Perhaps some countries (kinda like France at the moment) will take action to
strengthen job security by legislation, those countries will lose out
economically though.

(gotta append this with stating this is guesswork)

------
sbmthakur
There might be small protests but massive protests are unlikely. Back in 1980s
in India there were massive protests against introduction of computers in
banks. At that time people were not much aware about the positive role
computers can play in society. Today things are different and people are more
aware about technology.

------
usgroup
probably not because it's happening slowly and has been happening for 2
centuries ...

------
spangry
I think that if the public continues to putter along on auto-pilot for much
longer, absolutely not. Acknowledging that I sound like some nutbag conspiracy
theorist, we can already see systems of mass control being quietly put in
place. At the moment, the general public appears to be very accepting of these
systems, or just totally unaware that they can (and will) be used to control
society in the future.

I'm not just talking about your three letter agency direct dragnet
surveillance type programs, I'm also talking about stuff like cloud-based
voice & speech recognition that is only one FISA warrant away from being the
NSA's very own voice-print database. I don't even think many of the people
implementing these systems intend them to be used as systems of mass control.
But they will, and they will be used very intentionally to stifle any kind of
popular 'neo-luddite' movement.

Why? Because automation will result in massive concentration of wealth
(remembering the 'auto-pilot' assumption). Production will become extremely
capital-intensive (i.e. people replaced with machines), and the few people who
are not owners of capital yet still 'employed' will probably be paid
astronomical salaries due to their similarly astronomically high 'labor factor
productivity'. So you will have a handful of extremely wealthy 'neo-
capitalists' with much greater scope for 'free political speech' (i.e. buying
politicians with their mountains of money).

Last time we had a huge jump in the amount of capital used in production (the
industrial revolution), while I wouldn't call it a 'fair fight', workers at
least had a fighting chance, because:

\- Capitalists had relatively less resources than future neo-capitalists will.
To analogise, if 'industrial revolution capitalists' could employ professional
strike-breakers and private security forces, future neo-capitalists will have
the resources to field entire armies. With laser rifles.

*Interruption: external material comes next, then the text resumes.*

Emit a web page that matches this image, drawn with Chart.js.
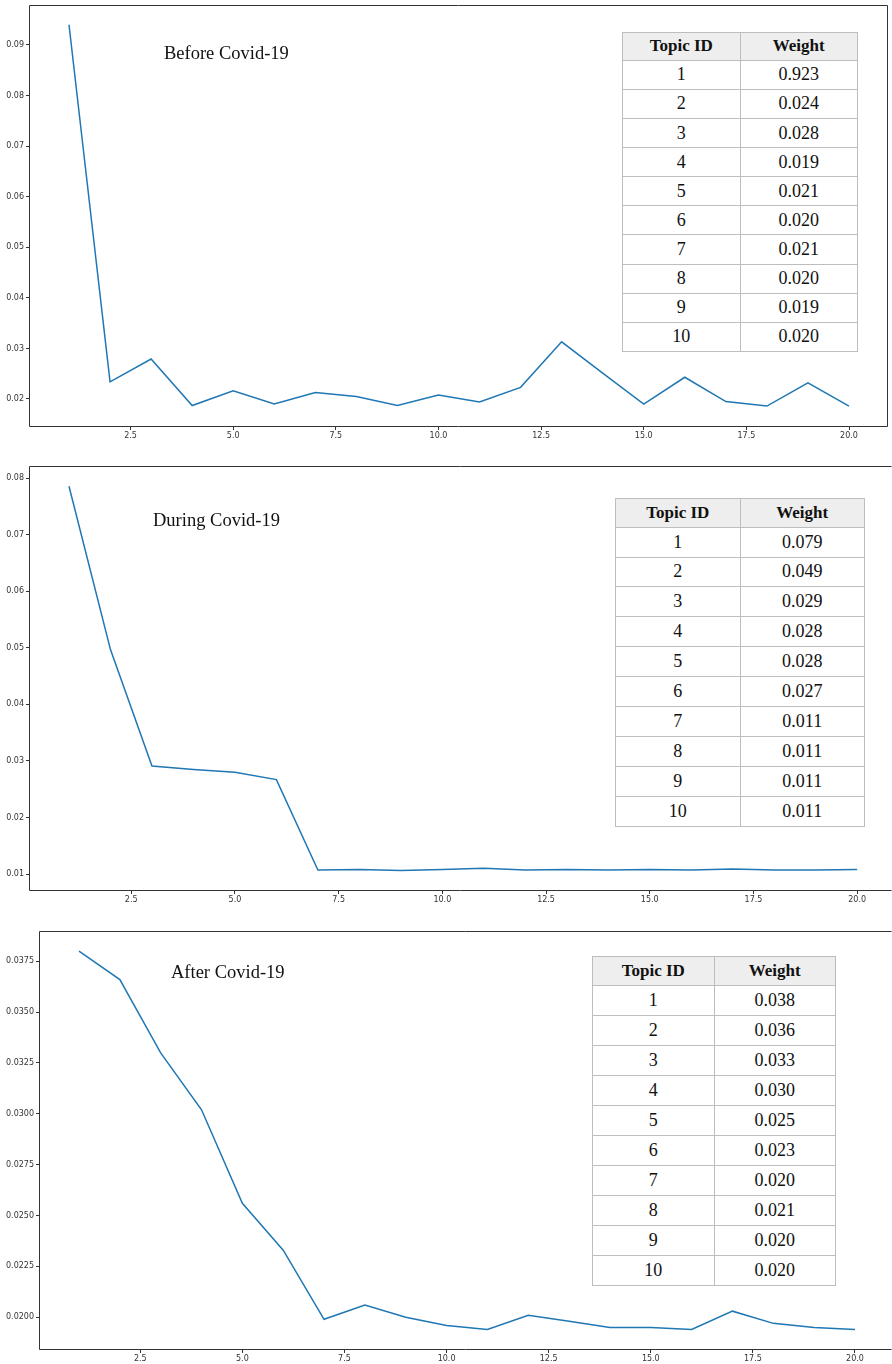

\- Society hadn't, just prior to the industrial revolution, constructed
massive and intricate systems of total social control. We're doing this right
now, in many cases not realising it.

\- The state was at least sort of impartial in most cases. In some historical
periods the state even sympathised with workers' concerns, due the formation
and mainstream success of political parties representing 'labor'. Even now,
these 'labor' parties seem totally adrift, like rebels without a cause. And
the effect of money (er, I mean 'political speech') in politics will only get
exponentially worse as capitalists become exponentially richer (er, more
eloquent and verbose).

\- There were clearly identifiable groups of people (i.e.'the workers at
factory x', 'the workers in industry y', etc.) with identifiable and specific
common goals and interests (i.e. 'get industry y to share more of its profit
with labour', 'get factory x to build fire escapes so we all don't burn to
death next time' etc.). In the context of future automation, this simply will
not exist. Good luck organising a strike at, say, googles robot factory, when
you're not actually an employee (as you're not employed at all).

Under the 'auto-pilot' assumption, the only power we will truly have is as
consumers. Even just typing that last sentence makes me feel a little
ridiculous. Because of the factors outlined above, there will be no counter-
revolution. There will be no Karl Marx. There will be no new 'extreme
opposites' (like communism), nor will there be new 'moderate balancing forces'
(like labor unions). They will be killed off in their infancy or, ideally,
never conceived to begin with.

So if you don't want this future, the time for action is right now.